Some excerpts: "In the past, in democratic societies, political competitors tried to convince voters to support them. They used communication techniques, psychology, media, advertising, strategies based on saying only part of the truth, promising, lying, and so on. The financial efforts to support such campaigns were very high, and competitors often found various ways to finance such activities.

"In the new approach, the business seems to be the same, but the game is decided on another level. To participate and to play at this new level is very expensive – very few may play. It seems to me that at this level only the designers of the system may participate. At this level, a new system is established for the purpose of making consensus buyable. Then the goal is to buy consensus for someone in particular. The participants in the game set new rules without declaring them.

"In this new situation, traditional competitors think that they play the usual game although the game is really changed. Competitors who do not know that they are playing the wrong game lose. The new game is to establish new implicit rules: the owner of the game, of the very private, expensive, sophisticated knowledge and technology, is the winner no matter who the competitors are. [...]

"We may metaphorically name this package social software used by default by agents, to process any kind of information and no matter which cognitive model is adopted. How does this process take place? By diffusing standardized situations via different media. Psychological research makes it clear that there is no linear relationship between advertising and the sales of a product. Why do corporations still insist on such a marketing strategy? The possible answer is that they are not linearly interested in advertising a single, specific product, but in supporting standardized life styles, standardized ways of thinking. They are interested in supporting a system of advertising that generates in the audience the illusion of freedom, in which people are reduced to consumers with the possibility to select and to judge only among a closed set of possibilities. [...]

"In the past, democracies fought the problem of ignorance because they understood that an educated public was essential to democratic stability. Accordingly, they strove to educate people to a more sophisticated and appropriate use of language. Now the situation is reversed. The new approach for controlling social systems is based on ignorance, on a simplified, limited usage of natural language. The source of this situation is a distorted usage of mass media, especially television. The mass media purpose is not to educate, but to reach the maximum number of people with advertising messages that standardize social life. Their purpose is not democratic (to reach everybody with impartial information), but business oriented. Their prime targets are potential buyers and the market. That is the result of a market-oriented education. The language of young people is more and more the language of advertisements; that is, language in the broader sense: words, interests, ways of dressing, ways of behaving, and so on. [...]

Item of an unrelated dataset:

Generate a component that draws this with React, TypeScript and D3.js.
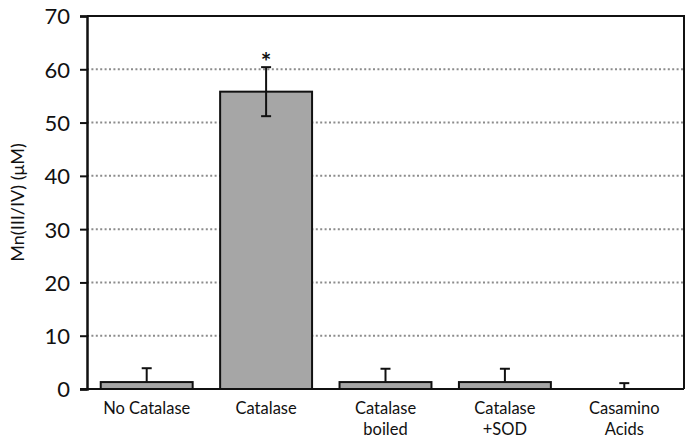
import React, { useEffect, useRef } from "react";
import * as d3 from "d3";

const categories = [["No Catalase"], ["Catalase"], ["Catalase", "boiled"], ["Catalase", "+SOD"], ["Casamino", "Acids"]];
const means = [1.3, 55.8, 1.3, 1.3, 0];
const errors = [2.6, 4.6, 2.5, 2.5, 1.1];
const marks = ["", "*", "", "", ""];
const yTicks = [0, 10, 20, 30, 40, 50, 60, 70];

const App = () => {
  const ref = useRef<SVGSVGElement>(null);

  useEffect(() => {
    const width = 693;
    const height = 442;
    const margin = { top: 16, right: 9, bottom: 53, left: 87 };
    const innerW = width - margin.left - margin.right;
    const innerH = height - margin.top - margin.bottom;
    const font = "Lato, 'Open Sans', sans-serif";

    const root = d3.select(ref.current);
    root.selectAll("*").remove();
    root.attr("width", width).attr("height", height);
    root.append("rect").attr("width", width).attr("height", height).attr("fill", "#fff");

    const svg = root.append("g").attr("transform", `translate(${margin.left}, ${margin.top})`);

    const ids = categories.map((_, i) => String(i));
    const x = d3.scaleBand().domain(ids).range([0, innerW]).paddingInner(0.23).paddingOuter(0.115);
    const y = d3.scaleLinear().domain([0, 70]).range([innerH, 0]);

    // dotted gridlines
    svg.selectAll(".grid")
      .data(yTicks.filter(t => t > 0 && t < 70))
      .enter()
      .append("line")
      .attr("x1", 0)
      .attr("x2", innerW)
      .attr("y1", d => y(d))
      .attr("y2", d => y(d))
      .attr("stroke", "#8c8c8c")
      .attr("stroke-width", 2)
      .attr("stroke-dasharray", "2,2.4");

    // bars
    svg.selectAll(".bar")
      .data(means)
      .enter()
      .append("rect")
      .attr("x", (_, i) => x(ids[i])!)
      .attr("y", d => y(d))
      .attr("width", x.bandwidth())
      .attr("height", d => innerH - y(d))
      .attr("fill", "#a6a6a6")
      .attr("stroke", d => (d > 0 ? "#111" : "none"))
      .attr("stroke-width", 2);

    // error bars
    means.forEach((m, i) => {
      const cx = x(ids[i])! + x.bandwidth() / 2;
      const e = errors[i];
      const lo = i === 1 ? m - e : m;
      const g = svg.append("g").attr("stroke", "#111").attr("stroke-width", 2);
      g.append("line").attr("x1", cx).attr("x2", cx).attr("y1", y(lo)).attr("y2", y(m + e));
      g.append("line").attr("x1", cx - 5).attr("x2", cx + 5).attr("y1", y(m + e)).attr("y2", y(m + e));
      if (i === 1) {
        g.append("line").attr("x1", cx - 5).attr("x2", cx + 5).attr("y1", y(lo)).attr("y2", y(lo));
      }
      if (marks[i]) {
        svg.append("text")
          .attr("x", cx)
          .attr("y", y(m + e) + 4)
          .attr("text-anchor", "middle")
          .attr("font-family", font)
          .attr("font-size", 25)
          .attr("font-weight", "bold")
          .attr("fill", "#111")
          .text(marks[i]);
      }
    });

    // frame: top and right
    svg.append("path")
      .attr("d", `M0,0H${innerW}V${innerH}`)
      .attr("fill", "none")
      .attr("stroke", "#111")
      .attr("stroke-width", 2);

    // y axis
    const yAxis = svg.append("g")
      .call(d3.axisLeft(y).tickValues(yTicks).tickSize(7).tickPadding(10).tickFormat(d3.format("d")));
    yAxis.select(".domain").attr("stroke", "#111").attr("stroke-width", 2.5);
    yAxis.selectAll(".tick line").attr("stroke", "#111").attr("stroke-width", 2);
    yAxis.selectAll(".tick text")
      .attr("font-family", font)
      .attr("font-size", 22)
      .attr("fill", "#111")
      .attr("dy", "0.36em");

    // x axis line
    svg.append("line")
      .attr("x1", -7)
      .attr("x2", innerW)
      .attr("y1", innerH)
      .attr("y2", innerH)
      .attr("stroke", "#111")
      .attr("stroke-width", 2);

    // x labels
    categories.forEach((lines, i) => {
      const cx = x(ids[i])! + x.bandwidth() / 2;
      const t = svg.append("text")
        .attr("text-anchor", "middle")
        .attr("font-family", font)
        .attr("font-size", 16.5)
        .attr("fill", "#111");
      lines.forEach((ln, j) => {
        t.append("tspan").attr("x", cx).attr("y", innerH + 25 + j * 21).text(ln);
      });
    });

    // y title
    root.append("text")
      .attr("transform", `translate(24, ${margin.top + innerH / 2}) rotate(-90)`)
      .attr("text-anchor", "middle")
      .attr("font-family", font)
      .attr("font-size", 18)
      .attr("fill", "#111")
      .text("Mn(III/IV) (μM)");
  }, []);

  return <svg ref={ref} style={{ position: "absolute", left: 0, top: 0, display: "block" }}></svg>;
};

export default App;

"With this impoverization of language, interactions among people are reduced to being events driven. Properties discussed in the daily language are related to materialistic factors, to consumerism (like prices, quality, availability, reliability, effectiveness, etc. of goods) making our societies at a mass level unable to discuss ideals and designs, leaving this dimension to perhaps only religion. [...]

"In our days, democracies are managed by leaders elected by decreasing percentages of voting population (the majority of the voters). It would be an interesting project to research the likely connection between the relative futility of the voting process and the lack of citizen participation in elections. In this framework, some people maintain the illusion of freedom because they can select among pre-established possibilities even if they cannot participate in the controlling design."

"World Futures" is the journal of the General Evolution Research Group (GERG). Grounded in the perspective of humanistic systems science, it is devoted to the exploration of all aspects of evolution.

Gianfranco Minati, Founder and President of the Italian Systems Society (AIRS), lectures in the Department of Built Environment Science and Technology at the Polytechnic University of Milan. A mathematician by training, he is the author, co-author, and editor of numerous academic publications, including eighteen books.